REQUIREMENT: Using the material below, print a verbatim copy of every line from the one containing "Give me the" through the one containing "30, 35, 40]", inclusive, and omit the pictures.

RECORDS PROVIDED:
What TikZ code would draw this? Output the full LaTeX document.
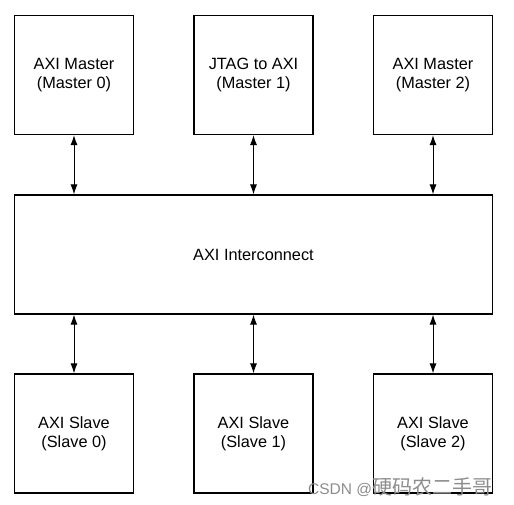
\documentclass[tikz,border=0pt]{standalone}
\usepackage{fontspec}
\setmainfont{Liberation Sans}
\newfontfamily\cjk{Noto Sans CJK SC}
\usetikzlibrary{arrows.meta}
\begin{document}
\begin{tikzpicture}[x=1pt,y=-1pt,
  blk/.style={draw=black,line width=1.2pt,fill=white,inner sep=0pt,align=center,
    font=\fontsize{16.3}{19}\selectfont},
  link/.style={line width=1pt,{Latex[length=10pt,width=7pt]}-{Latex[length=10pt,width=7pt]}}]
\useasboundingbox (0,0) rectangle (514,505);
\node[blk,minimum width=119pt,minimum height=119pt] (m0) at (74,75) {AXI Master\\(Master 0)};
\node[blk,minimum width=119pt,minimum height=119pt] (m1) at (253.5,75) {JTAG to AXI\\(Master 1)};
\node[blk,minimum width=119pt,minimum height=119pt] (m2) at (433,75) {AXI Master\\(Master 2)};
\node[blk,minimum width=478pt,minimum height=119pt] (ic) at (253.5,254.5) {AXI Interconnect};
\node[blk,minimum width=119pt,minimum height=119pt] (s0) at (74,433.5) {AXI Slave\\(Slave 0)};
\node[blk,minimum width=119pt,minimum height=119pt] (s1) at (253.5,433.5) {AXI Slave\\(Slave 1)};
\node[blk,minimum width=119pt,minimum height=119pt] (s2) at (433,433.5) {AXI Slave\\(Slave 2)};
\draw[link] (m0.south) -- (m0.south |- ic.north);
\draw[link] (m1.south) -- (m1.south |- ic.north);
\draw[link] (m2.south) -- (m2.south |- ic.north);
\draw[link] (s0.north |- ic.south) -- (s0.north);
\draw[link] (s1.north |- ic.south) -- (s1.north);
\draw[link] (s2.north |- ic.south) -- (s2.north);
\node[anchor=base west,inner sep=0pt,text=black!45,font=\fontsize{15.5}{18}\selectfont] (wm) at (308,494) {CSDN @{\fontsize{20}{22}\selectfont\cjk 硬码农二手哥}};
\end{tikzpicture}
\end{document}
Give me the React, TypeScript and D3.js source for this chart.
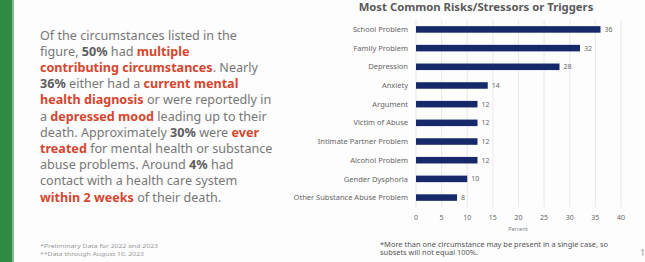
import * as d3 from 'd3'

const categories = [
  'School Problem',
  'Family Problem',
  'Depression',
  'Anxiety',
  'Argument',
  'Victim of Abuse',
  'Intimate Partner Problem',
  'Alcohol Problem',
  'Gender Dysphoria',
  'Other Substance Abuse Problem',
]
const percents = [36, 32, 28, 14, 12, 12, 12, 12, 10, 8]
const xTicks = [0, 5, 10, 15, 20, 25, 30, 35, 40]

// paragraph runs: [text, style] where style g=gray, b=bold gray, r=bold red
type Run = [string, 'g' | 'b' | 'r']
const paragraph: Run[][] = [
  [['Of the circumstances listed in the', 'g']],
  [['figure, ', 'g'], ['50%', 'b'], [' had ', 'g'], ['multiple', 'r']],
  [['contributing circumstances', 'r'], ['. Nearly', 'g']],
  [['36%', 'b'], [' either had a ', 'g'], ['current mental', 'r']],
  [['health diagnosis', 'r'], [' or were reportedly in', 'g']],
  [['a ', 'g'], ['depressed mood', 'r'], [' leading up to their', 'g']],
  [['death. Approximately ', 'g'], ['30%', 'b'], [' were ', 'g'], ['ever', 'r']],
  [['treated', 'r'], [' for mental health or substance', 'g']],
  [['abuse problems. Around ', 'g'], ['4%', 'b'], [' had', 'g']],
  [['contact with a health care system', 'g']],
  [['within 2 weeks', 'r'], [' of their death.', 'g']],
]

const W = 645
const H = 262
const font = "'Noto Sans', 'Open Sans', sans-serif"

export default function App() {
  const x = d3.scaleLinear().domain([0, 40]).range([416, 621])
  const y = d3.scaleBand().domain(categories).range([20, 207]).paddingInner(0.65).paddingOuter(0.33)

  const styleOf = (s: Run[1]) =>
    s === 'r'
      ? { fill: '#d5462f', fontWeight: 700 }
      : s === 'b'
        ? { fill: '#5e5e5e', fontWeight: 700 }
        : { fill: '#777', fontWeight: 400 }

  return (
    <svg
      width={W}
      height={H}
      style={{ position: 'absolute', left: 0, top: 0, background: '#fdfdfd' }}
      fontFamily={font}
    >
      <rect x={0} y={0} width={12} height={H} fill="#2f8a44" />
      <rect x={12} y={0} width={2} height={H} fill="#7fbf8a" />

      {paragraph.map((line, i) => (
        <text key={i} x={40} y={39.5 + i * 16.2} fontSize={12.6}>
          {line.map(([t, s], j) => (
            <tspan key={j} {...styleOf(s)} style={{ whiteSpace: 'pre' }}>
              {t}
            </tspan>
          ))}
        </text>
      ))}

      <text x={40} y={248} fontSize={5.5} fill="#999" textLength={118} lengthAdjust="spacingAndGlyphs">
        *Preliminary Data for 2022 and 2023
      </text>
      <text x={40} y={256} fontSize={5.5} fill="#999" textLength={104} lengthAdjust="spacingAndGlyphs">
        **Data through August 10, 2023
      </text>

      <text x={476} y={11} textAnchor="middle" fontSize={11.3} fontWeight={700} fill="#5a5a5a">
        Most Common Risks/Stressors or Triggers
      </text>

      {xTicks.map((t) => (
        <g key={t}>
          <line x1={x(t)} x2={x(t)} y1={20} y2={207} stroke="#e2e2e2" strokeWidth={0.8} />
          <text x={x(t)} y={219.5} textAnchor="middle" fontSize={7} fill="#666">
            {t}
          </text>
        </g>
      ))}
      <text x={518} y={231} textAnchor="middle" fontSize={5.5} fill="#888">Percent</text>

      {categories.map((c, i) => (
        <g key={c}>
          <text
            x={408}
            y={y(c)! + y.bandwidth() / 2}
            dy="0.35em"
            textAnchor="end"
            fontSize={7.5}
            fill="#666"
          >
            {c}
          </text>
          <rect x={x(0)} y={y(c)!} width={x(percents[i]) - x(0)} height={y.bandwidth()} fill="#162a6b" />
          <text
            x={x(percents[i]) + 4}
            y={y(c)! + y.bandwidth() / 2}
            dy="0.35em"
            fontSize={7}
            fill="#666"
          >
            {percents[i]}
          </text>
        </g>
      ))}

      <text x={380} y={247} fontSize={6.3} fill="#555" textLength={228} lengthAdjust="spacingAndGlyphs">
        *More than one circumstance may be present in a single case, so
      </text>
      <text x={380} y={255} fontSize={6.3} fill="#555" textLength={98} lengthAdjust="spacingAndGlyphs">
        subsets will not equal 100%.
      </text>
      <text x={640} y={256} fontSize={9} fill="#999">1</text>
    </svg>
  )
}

WRITTEN SOLUTION:
Give me the React, TypeScript and D3.js source for this chart.
import * as d3 from 'd3'

const categories = [
  'School Problem',
  'Family Problem',
  'Depression',
  'Anxiety',
  'Argument',
  'Victim of Abuse',
  'Intimate Partner Problem',
  'Alcohol Problem',
  'Gender Dysphoria',
  'Other Substance Abuse Problem',
]
const percents = [36, 32, 28, 14, 12, 12, 12, 12, 10, 8]
const xTicks = [0, 5, 10, 15, 20, 25, 30, 35, 40]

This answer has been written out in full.